▼▼▼

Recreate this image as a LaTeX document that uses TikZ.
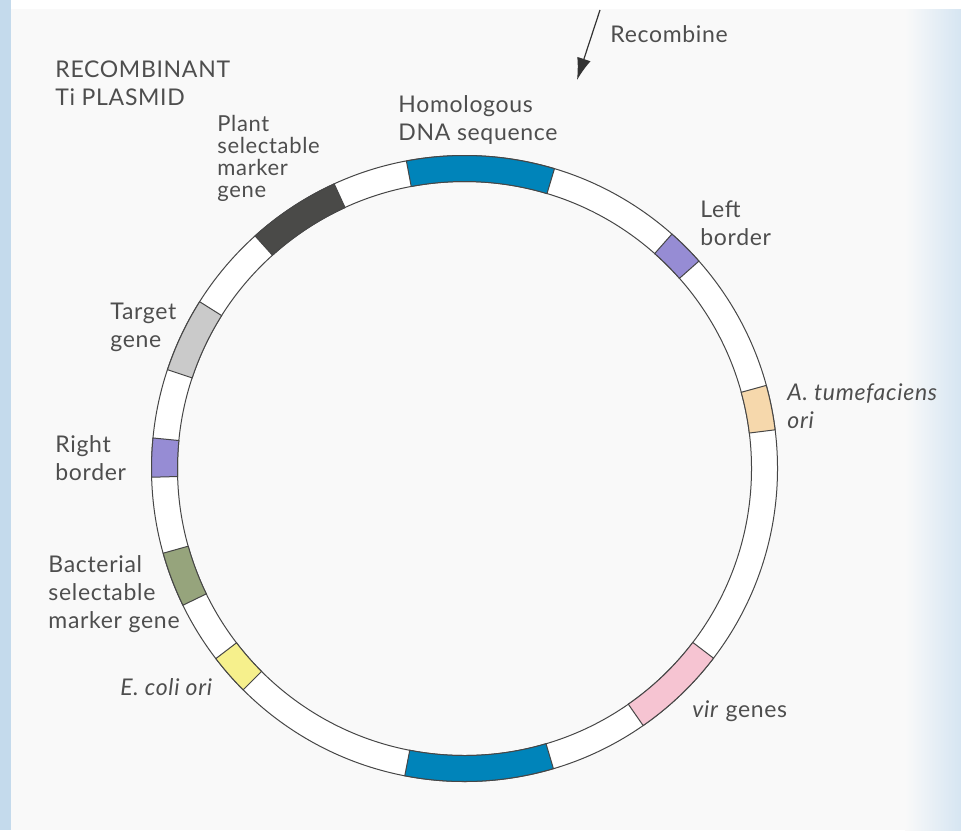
\documentclass[tikz,border=0pt]{standalone}
\usepackage{fontspec}
\setmainfont{Lato}[LetterSpace=3.0]
\usetikzlibrary{arrows.meta}

\definecolor{bgcol}{RGB}{249,249,249}
\definecolor{edgeblue}{RGB}{196,218,236}
\definecolor{inkgray}{RGB}{78,78,78}
\definecolor{ringline}{RGB}{70,70,70}
\definecolor{dnablue}{RGB}{0,132,186}
\definecolor{plantgray}{RGB}{74,74,72}
\definecolor{targetgray}{RGB}{202,202,202}
\definecolor{borderpurple}{RGB}{150,140,212}
\definecolor{tumtan}{RGB}{246,216,172}
\definecolor{bactgreen}{RGB}{150,164,124}
\definecolor{coliyellow}{RGB}{246,240,140}
\definecolor{virpink}{RGB}{246,196,210}

\tikzset{
  genelabel/.style={anchor=north west, inner sep=0pt, align=left, text=inkgray,
    font=\fontsize{11.5}{14}\selectfont},
  plasmid/.style={draw=ringline, line width=0.5pt},
}

\begin{document}
\begin{tikzpicture}[x=0.5pt, y=0.5pt]
	% page
	\fill[bgcol] (0,0) rectangle (961,-830);
	\fill[white] (11,0) rectangle (961,-9);
	\fill[edgeblue] (0,0) rectangle (11,-830);
	\shade[left color=bgcol, right color=edgeblue!70!white] (905,-9) rectangle (961,-830);
	\useasboundingbox (0,0) rectangle (961,-830);

	% plasmid ring and its segments
	\begin{scope}[shift={(464.5,-468.5)}]
		\filldraw[plasmid, fill=white, even odd rule] (0,0) circle (313) (0,0) circle (287);
		\foreach \a/\b/\col in {73.3/100.7/dnablue, 114.6/132/plantgray, 147.8/161.6/targetgray,%
			174.4/181.6/borderpurple, 195.7/205.9/bactgreen, 217.4/225/coliyellow,%
			259/286.5/dnablue, 304.8/322.7/virpink, 7.1/15.4/tumtan, 41.5/48.5/borderpurple}
			\filldraw[plasmid, fill=\col] (\a:313) arc (\a:\b:313) -- (\b:287) arc (\b:\a:287) -- cycle;
	\end{scope}

	% labels
	\node[genelabel] (recombine) at (610,-25) {Recombine};
	\node[genelabel] (title) at (55,-60) {RECOMBINANT\\Ti PLASMID};
	\node[genelabel] (homologous) at (398,-95) {Homologous\\DNA sequence};
	\node[genelabel, font=\fontsize{11}{11}\selectfont] (plant) at (217,-115) {Plant\\selectable\\marker\\gene};
	\node[genelabel] (leftborder) at (700,-200) {Left\\border};
	\node[genelabel, font=\fontsize{11.5}{14}\selectfont\itshape] (tumori) at (787,-383) {A. tumefaciens\\ori};
	\node[genelabel] (target) at (110,-303) {Target\\gene};
	\node[genelabel] (rightborder) at (55,-435) {Right\\border};
	\node[genelabel] (bacterial) at (48,-555) {Bacterial\\selectable\\marker gene};
	\node[genelabel, font=\fontsize{11.5}{14}\selectfont\itshape] (coliori) at (120,-678) {E. coli ori};
	\node[genelabel] (vir) at (692,-700) {\textit{vir} genes};

	% recombination arrow
	\coordinate (recfrom) at (600,-10);
	\coordinate (recto) at (577,-80);
	\draw[black!80, line width=0.6pt, -{Latex[length=11pt,width=7pt]}] (recfrom) -- (recto);
\end{tikzpicture}
\end{document}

▲▲▲

### TASK REQUIREMENTS:
Without the pictures, copy the material exactly as given.

### RESPONSE TO THIS TASK:
Recreate this image as a LaTeX document that uses TikZ.
\documentclass[tikz,border=0pt]{standalone}
\usepackage{fontspec}
\setmainfont{Lato}[LetterSpace=3.0]
\usetikzlibrary{arrows.meta}

\definecolor{bgcol}{RGB}{249,249,249}
\definecolor{edgeblue}{RGB}{196,218,236}
\definecolor{inkgray}{RGB}{78,78,78}
\definecolor{ringline}{RGB}{70,70,70}
\definecolor{dnablue}{RGB}{0,132,186}
\definecolor{plantgray}{RGB}{74,74,72}
\definecolor{targetgray}{RGB}{202,202,202}
\definecolor{borderpurple}{RGB}{150,140,212}
\definecolor{tumtan}{RGB}{246,216,172}
\definecolor{bactgreen}{RGB}{150,164,124}
\definecolor{coliyellow}{RGB}{246,240,140}
\definecolor{virpink}{RGB}{246,196,210}

\tikzset{
  genelabel/.style={anchor=north west, inner sep=0pt, align=left, text=inkgray,
    font=\fontsize{11.5}{14}\selectfont},
  plasmid/.style={draw=ringline, line width=0.5pt},
}

\begin{document}
\begin{tikzpicture}[x=0.5pt, y=0.5pt]
	% page
	\fill[bgcol] (0,0) rectangle (961,-830);
	\fill[white] (11,0) rectangle (961,-9);
	\fill[edgeblue] (0,0) rectangle (11,-830);
	\shade[left color=bgcol, right color=edgeblue!70!white] (905,-9) rectangle (961,-830);
	\useasboundingbox (0,0) rectangle (961,-830);

	% plasmid ring and its segments
	\begin{scope}[shift={(464.5,-468.5)}]
		\filldraw[plasmid, fill=white, even odd rule] (0,0) circle (313) (0,0) circle (287);
		\foreach \a/\b/\col in {73.3/100.7/dnablue, 114.6/132/plantgray, 147.8/161.6/targetgray,%
			174.4/181.6/borderpurple, 195.7/205.9/bactgreen, 217.4/225/coliyellow,%
			259/286.5/dnablue, 304.8/322.7/virpink, 7.1/15.4/tumtan, 41.5/48.5/borderpurple}
			\filldraw[plasmid, fill=\col] (\a:313) arc (\a:\b:313) -- (\b:287) arc (\b:\a:287) -- cycle;
	\end{scope}

	% labels
	\node[genelabel] (recombine) at (610,-25) {Recombine};
	\node[genelabel] (title) at (55,-60) {RECOMBINANT\\Ti PLASMID};
	\node[genelabel] (homologous) at (398,-95) {Homologous\\DNA sequence};
	\node[genelabel, font=\fontsize{11}{11}\selectfont] (plant) at (217,-115) {Plant\\selectable\\marker\\gene};
	\node[genelabel] (leftborder) at (700,-200) {Left\\border};
	\node[genelabel, font=\fontsize{11.5}{14}\selectfont\itshape] (tumori) at (787,-383) {A. tumefaciens\\ori};
	\node[genelabel] (target) at (110,-303) {Target\\gene};
	\node[genelabel] (rightborder) at (55,-435) {Right\\border};
	\node[genelabel] (bacterial) at (48,-555) {Bacterial\\selectable\\marker gene};
	\node[genelabel, font=\fontsize{11.5}{14}\selectfont\itshape] (coliori) at (120,-678) {E. coli ori};
	\node[genelabel] (vir) at (692,-700) {\textit{vir} genes};

	% recombination arrow
	\coordinate (recfrom) at (600,-10);
	\coordinate (recto) at (577,-80);
	\draw[black!80, line width=0.6pt, -{Latex[length=11pt,width=7pt]}] (recfrom) -- (recto);
\end{tikzpicture}
\end{document}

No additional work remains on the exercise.